Greek Prime Minister Alexis Tsipras is seeking to get a grip on pension outlays that soared to 17 percent of Greece’s gross domestic product last year from almost 13 percent in 2009. Part of his proposal would boost employer contributions — a potentially contentious point with creditors keen on spending cuts that Tsipras says would make poor people worse off.
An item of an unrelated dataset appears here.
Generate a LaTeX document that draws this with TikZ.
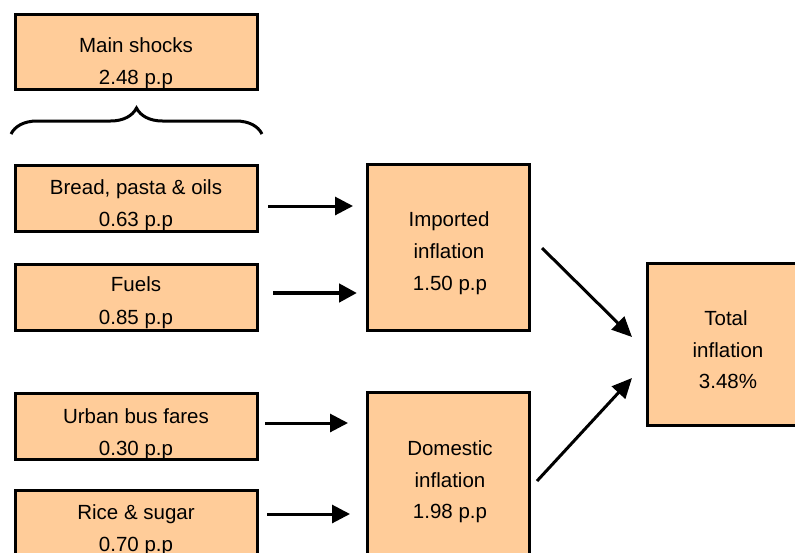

Creditors will assess the pension proposal as part of a first review of Greece’s fiscal and economic progress under an 86 billion-euro ($94 billion) international rescue agreed in mid-2015 — the country’s third bailout since 2010. Tsipras wants to complete the review quickly because doing so would unlock more aid payouts — the country received its most recent disbursement in December — and pave the way for talks on easing Greece’s debt burden, which the European Union projects will soar to 200 percent of GDP this year.
Debt Review
“According to my experience so far, this can still take a bit of time, but the situation is such that Greece has no immediate financial needs,” German Finance Minister Wolfgang Schaeuble said about the review timetable on his way into the meeting. “But we have every interest to support Greece.”
Dijsselbloem said completing the review will probably take months rather than weeks while stressing the resulting reward for Greece.

“Once the institutions and the Greeks have come to an agreement on the first review, then we will start political debates on debt sustainability,” Dijsselbloem said. “We promised to do that, we need to do that.”